Mortgage Servicing Rights

Retained mortgage servicing rights on originated loans are capitalized by allocating the total cost of the mortgage loans between the mortgage servicing rights and the loans based on their relative fair values. Mortgage servicing rights are amortized in proportion to and over the period of estimated net servicing revenue.

The book value of capitalized mortgage servicing rights at December 31, 1998 and 1997, was $4.5 million and $8.2 million, respectively, and the aggregate fair value totaled $4.5 million and $8.9 million, respectively. Comparable market values and the present value of future cash flows are used to estimate fair value. For purposes of measuring impairment, when deemed material, risk characteristics including product type, investor type and interest rates are used to stratify mortgage servicing rights.

Deferred Financing Costs

Financing costs incurred in connection with the issuance of bonds by the limited-purpose subsidiaries are capitalized and amortized over the respective lives of the bonds using the interest method.

Stock Based Compensation

The Company has elected to follow the intrinsic value method to account for compensation expense related to the award of stock options and to furnish the pro forma disclosures required under Statement of Financial Accounting Standards No. 123 (FASB 123), "Accounting for Stock-Based Compensation." Since stock option awards are granted at prices no less than the fair-market value of the shares at the date of grant, no compensation expense is recognized.
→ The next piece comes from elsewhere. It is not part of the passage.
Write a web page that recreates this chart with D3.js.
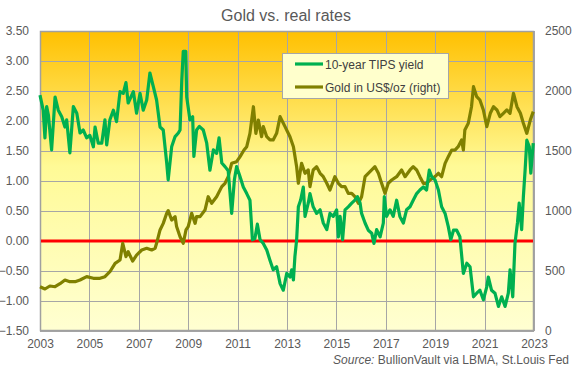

New Accounting Pronouncements
FASB 130

As of January 1, 1998, the Company adopted Statement of Financial Accounting Standards No.130 (FASB 130), "Reporting Comprehensive Income." FASB 130 defines comprehensive income and establishes new rules for the reporting of comprehensive income and its components; however, the adoption of this Statement had no impact on the Company's net income or stockholders' equity. FASB 130 requires unrealized gains or losses on the Company's available-for-sale securities, which are included in stockholders' equity, to be reported as other comprehensive income which is added to net income to arrive at total comprehensive income. The Company has elected to report its comprehensive income in its Consolidated Statement of Stockholders' Equity. Prior year financial statements have been reclassified to conform to the FASB 130 requirements.

FASB 131

In June 1997, the FASB issued Statement of Financial Accounting Standards No. 131 (FASB 131), "Disclosures about Segments for an Enterprise and Related Information." FASB 131 establishes standards for the way that public business enterprises report selected information about operating segments in financial reports issued to shareholders. The Company has adopted the provisions of FASB 131 which did not have a significant impact on the Company's definition of operating segments and related disclosures.

FASB 133

In June 1998, the Financial Accounting Standards Board issued Statement of Financial Accounting Standards No. 133 (FASB 133), "Accounting for Derivative Instruments and Hedging Activities," which is required to be adopted in years beginning after June 15, 1999. FASB 133 requires all derivatives to be recorded on the balance sheet at fair value and establishes new accounting procedures for hedges that will effect the timing of recognition and the manner in which hedging gains and losses are recognized in the Company's financial statements. The Company has not completed its evaluation of FASB 133; however, management does not anticipate that the adoption of FASB 133 will have a material impact on the Company's earnings or financial position. The Company currently expects to adopt FASB 133 beginning on January 1, 2000.